Question

Moira does one-half if a homework assignment on Monday. In Tuesday, Wednesday, and Thursday, she does one-half of the homework she has left over from the day before. Write and evaluate an expression using exponents to find the fraction of the original assignment Moira will have to do on Friday in order to completely finish her homework.

Answer 1

On Monday, Moira doees 1/2 her homework. (1/2 remains)

On Tuesday, Moira does 1/2 of 1/2 = 1/4 of her homework. (1/4 remains)

On Wednesday, Moira does 1/2 of 1/4 = 1/8 of her homework. (1/8 remains)

On Thursday, Moira does 1/2 of 1/8 = 1/16 of her homework. (1/16 remains)

On Friday, she must do the remaining homework: 1/16 of the original amount.

Using exponents, the homework (hn) that Moira accomplishes on day n is

... hn = (1/2)^n

Since Moira does half each day, the amount left undone is equal to the amount done. The amount left undone on Thursday (for Friday) is equal to the amount done on Thursday:

... h4 = (1/2)^4 = 1/16

_____

Perhaps you're to sum the amounts done and subtract that from the total. That's going at it the long way around, but will get you the same result.

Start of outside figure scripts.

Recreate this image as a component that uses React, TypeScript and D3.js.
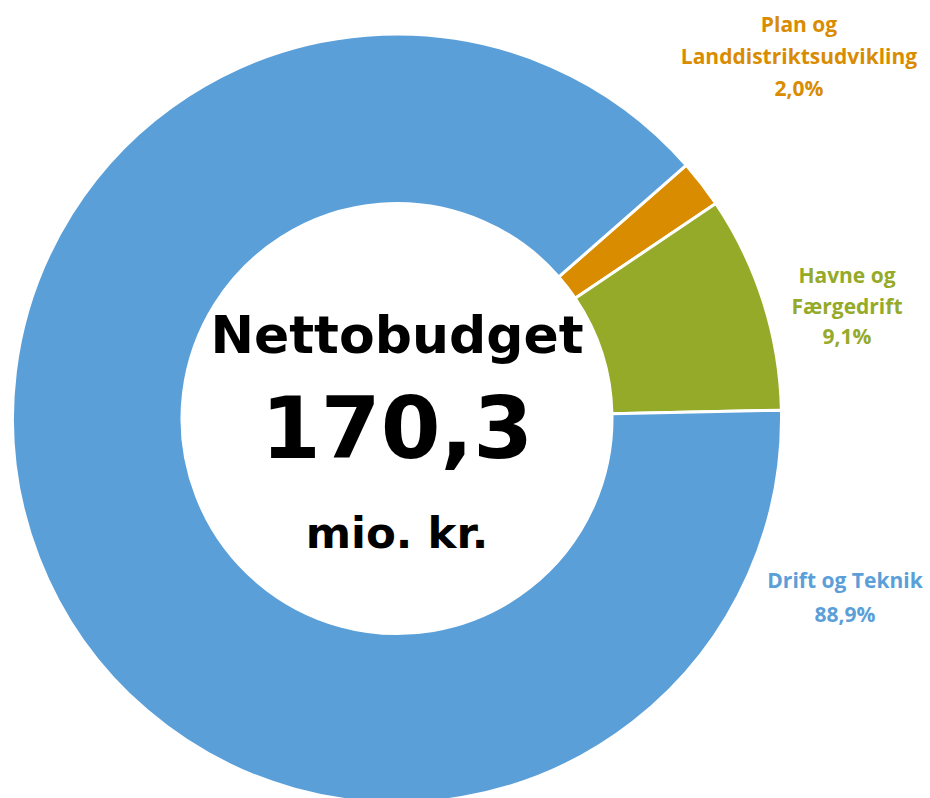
import React, { useEffect, useRef } from "react";
import * as d3 from "d3";

const categories = ["Plan og Landdistriktsudvikling", "Havne og Færgedrift", "Drift og Teknik"];
const shares = [2.0, 9.1, 88.9];
const labelLines = [
  ["Plan og", "Landdistriktsudvikling", "2,0%"],
  ["Havne og", "Færgedrift", "9,1%"],
  ["Drift og Teknik", "88,9%"],
];
const sliceColors = ["#D98C00", "#95AA28", "#5B9FD8"];
const centerLines = ["Nettobudget", "170,3", "mio. kr."];

const App = () => {
  const ref = useRef<SVGSVGElement>(null);

  useEffect(() => {
    const width = 930;
    const height = 798;
    const cx = 397;
    const cy = 418.5;
    const outer = 384.5;
    const inner = 215;

    const svg = d3.select(ref.current);
    svg.selectAll("*").remove();
    svg.attr("width", width).attr("height", height);

    const g = svg.append("g").attr("transform", `translate(${cx},${cy})`);

    // first slice starts a bit past 1 o'clock, like the original
    const start = (48.8 * Math.PI) / 180;
    const pie = d3
      .pie<number>()
      .sort(null)
      .value((d) => d)
      .startAngle(start)
      .endAngle(start + 2 * Math.PI);

    const arc = d3.arc<d3.PieArcDatum<number>>().innerRadius(inner).outerRadius(outer);

    g.selectAll("path")
      .data(pie(shares))
      .enter()
      .append("path")
      .attr("d", arc)
      .attr("fill", (d, i) => sliceColors[i])
      .attr("stroke", "#fff")
      .attr("stroke-width", 3)
      .attr("stroke-linejoin", "round");

    // slice labels, placed beside the ring
    const labelPos = [
      { x: 799, y: 32 },
      { x: 847, y: 283 },
      { x: 845, y: 588 },
    ];
    const lineGap = [32, 30.5, 34];
    labelLines.forEach((lines, i) => {
      const t = svg
        .append("text")
        .attr("text-anchor", "middle")
        .attr("font-family", "'Open Sans', Lato, sans-serif")
        .attr("font-weight", 700)
        .attr("font-size", 21)
        .attr("fill", sliceColors[i]);
      lines.forEach((line, j) => {
        t.append("tspan")
          .attr("x", labelPos[i].x)
          .attr("y", labelPos[i].y + j * lineGap[i])
          .text(line);
      });
    });

    // center text
    const center = [
      { size: 52, y: 353 },
      { size: 86, y: 458 },
      { size: 43.5, y: 548 },
    ];
    centerLines.forEach((line, i) => {
      svg
        .append("text")
        .attr("x", cx)
        .attr("y", center[i].y)
        .attr("text-anchor", "middle")
        .attr("font-family", "'DejaVu Sans', sans-serif")
        .attr("font-weight", 700)
        .attr("font-size", center[i].size)
        .attr("fill", "#000")
        .text(line);
    });
  }, []);

  return (
    <svg
      ref={ref}
      aria-label={categories.join(", ")}
      style={{ position: "absolute", left: 0, top: 0, display: "block" }}
    />
  );
};

export default App;
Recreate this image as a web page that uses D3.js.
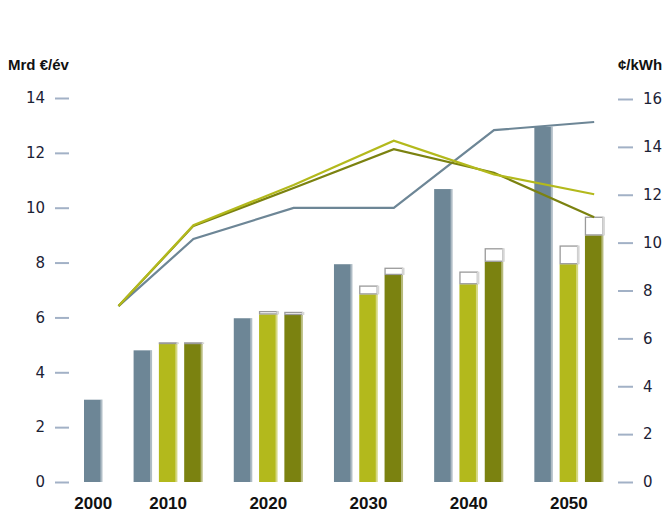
<!DOCTYPE html>
<html>
<head>
<meta charset="utf-8">
<script src="https://cdn.jsdelivr.net/npm/d3@7"></script>
<style>
  body { margin: 0; background: #fff; }
</style>
</head>
<body>
<div id="chart"></div>
<script>
// Chart data
const years = ["2000", "2010", "2020", "2030", "2040", "2050"];
const barsPerGroup = [1, 3, 3, 3, 3, 3];

// bars, left axis (Mrd €/év)
const grayBars = [3.0, 4.8, 5.97, 7.94, 10.68, 12.95];
const yellowBars = [null, 5.03, 6.11, 6.84, 7.21, 7.94];
const yellowBoxTop = [null, 5.09, 6.23, 7.16, 7.67, 8.62];
const oliveBars = [null, 5.03, 6.09, 7.55, 8.03, 8.99];
const oliveBoxTop = [null, 5.09, 6.2, 7.81, 8.52, 9.67];

// lines, right axis (¢/kWh)
const grayLine = [7.35, 10.15, 11.45, 11.45, 14.7, 15.04];
const yellowLine = [7.35, 10.73, 12.41, 14.26, 12.85, 12.02];
const oliveLine = [7.35, 10.7, 12.28, 13.9, 12.92, 11.06];

const leftTicks = [0, 2, 4, 6, 8, 10, 12, 14];
const rightTicks = [0, 2, 4, 6, 8, 10, 12, 14, 16];

const W = 671, H = 520;
const colors = { gray: "#6d8696", yellow: "#b3b91c", olive: "#7b8210", tick: "#a2b1c6" };

const svg = d3.select("#chart")
  .append("svg")
  .attr("width", W)
  .attr("height", H);

// y scales share the baseline
const yL = d3.scaleLinear().domain([0, 14]).range([482, 98]);
const yR = d3.scaleLinear().domain([0, 16]).range([482, 99]);

// x: one unit = one bar slot
const barFrac = 0.73;
const gapUnits = 0.96;
const x = d3.scaleLinear().domain([0, 1]).range([84, 109.3]);

const groupStart = [];
let acc = 0;
barsPerGroup.forEach((n, i) => {
  groupStart.push(acc);
  acc += n + gapUnits;
});
const groupCenter = barsPerGroup.map((n, i) => groupStart[i] + (n - 1) / 2 + barFrac / 2);
const lineX = groupCenter.map(c => c + 1);
const barW = x(barFrac) - x(0);

// build bar list
const bars = [];
years.forEach((yr, i) => {
  bars.push({ slot: groupStart[i], v: grayBars[i], box: null, color: colors.gray });
  if (yellowBars[i] != null) {
    bars.push({ slot: groupStart[i] + 1, v: yellowBars[i], box: yellowBoxTop[i], color: colors.yellow });
    bars.push({ slot: groupStart[i] + 2, v: oliveBars[i], box: oliveBoxTop[i], color: colors.olive });
  }
});

const gBars = svg.append("g");

gBars.selectAll("rect.bar")
  .data(bars)
  .join("rect")
  .attr("class", "bar")
  .attr("x", d => x(d.slot))
  .attr("y", d => yL(d.v))
  .attr("width", barW)
  .attr("height", d => yL(0) - yL(d.v))
  .attr("fill", d => d.color);

// light edge on the right side of each bar
gBars.selectAll("rect.edge")
  .data(bars)
  .join("rect")
  .attr("class", "edge")
  .attr("x", d => x(d.slot) + barW - 2)
  .attr("y", d => yL(d.v))
  .attr("width", 2.5)
  .attr("height", d => yL(0) - yL(d.v))
  .attr("fill", "#fff")
  .attr("opacity", 0.45);

// white boxes on top of the scenario bars
const boxed = bars.filter(d => d.box != null);
gBars.selectAll("rect.box")
  .data(boxed)
  .join("rect")
  .attr("class", "box")
  .attr("x", d => x(d.slot) + 0.5)
  .attr("y", d => yL(d.box) + 0.5)
  .attr("width", barW - 1)
  .attr("height", d => Math.max(yL(d.v) - yL(d.box) - 1, 0.5))
  .attr("fill", "#fff")
  .attr("stroke", "#9a9a9a")
  .attr("stroke-width", 1.3);

gBars.selectAll("rect.boxedge")
  .data(boxed)
  .join("rect")
  .attr("class", "boxedge")
  .attr("x", d => x(d.slot) + barW - 1)
  .attr("y", d => yL(d.box))
  .attr("width", 2.5)
  .attr("height", d => yL(d.v) - yL(d.box))
  .attr("fill", "#d6d6d6");

// lines
const line = d3.line()
  .x((d, i) => x(lineX[i]))
  .y(d => yR(d));

[[grayLine, colors.gray], [oliveLine, colors.olive], [yellowLine, colors.yellow]].forEach(([vals, c]) => {
  svg.append("path")
    .datum(vals)
    .attr("d", line)
    .attr("fill", "none")
    .attr("stroke", c)
    .attr("stroke-width", 2.2)
    .attr("stroke-linejoin", "miter");
});

// axes
const leftAxis = svg.append("g")
  .attr("transform", "translate(69,0)")
  .call(d3.axisLeft(yL).tickValues(leftTicks).tickSize(14).tickPadding(10).tickFormat(d3.format("d")));
const rightAxis = svg.append("g")
  .attr("transform", "translate(618,0)")
  .call(d3.axisRight(yR).tickValues(rightTicks).tickSize(15).tickPadding(10).tickFormat(d3.format("d")));

[leftAxis, rightAxis].forEach(g => {
  g.select(".domain").remove();
  g.selectAll(".tick line").attr("stroke", colors.tick).attr("stroke-width", 2);
  g.selectAll(".tick text")
    .attr("fill", "#1c2235")
    .style("font", "15px 'DejaVu Sans', sans-serif");
});

// year labels
svg.append("g")
  .selectAll("text")
  .data(years)
  .join("text")
  .attr("x", (d, i) => x(groupCenter[i]))
  .attr("y", 509)
  .attr("text-anchor", "middle")
  .style("font", "bold 17px 'Liberation Sans', Arial, sans-serif")
  .attr("fill", "#111")
  .text(d => d);

// axis titles
svg.append("text")
  .attr("x", 8)
  .attr("y", 70)
  .style("font", "bold 15px 'Liberation Sans', Arial, sans-serif")
  .attr("fill", "#111")
  .text("Mrd €/év");

svg.append("text")
  .attr("x", 618)
  .attr("y", 70)
  .style("font", "bold 15px 'Liberation Sans', Arial, sans-serif")
  .attr("fill", "#111")
  .text("¢/kWh");
</script>
</body>
</html>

(Needed to be done on Friday) = 1 - ∑[n=1,4] (1/2)^n = 1 - (1/2)((1/2)^4-1)/(1/2 -1)

... = (1/2)^4 = 1/16

The sum of n terms of a geometric sequence is given by

`S_n=a_1\cdot(r^n-1)/(r-1)\qquad\text{$a_1$=first term, r=common ratio}`

Here, we have
`a_1` = 1/2 and r = 1/2. Then the sum of 4 terms is as shown above.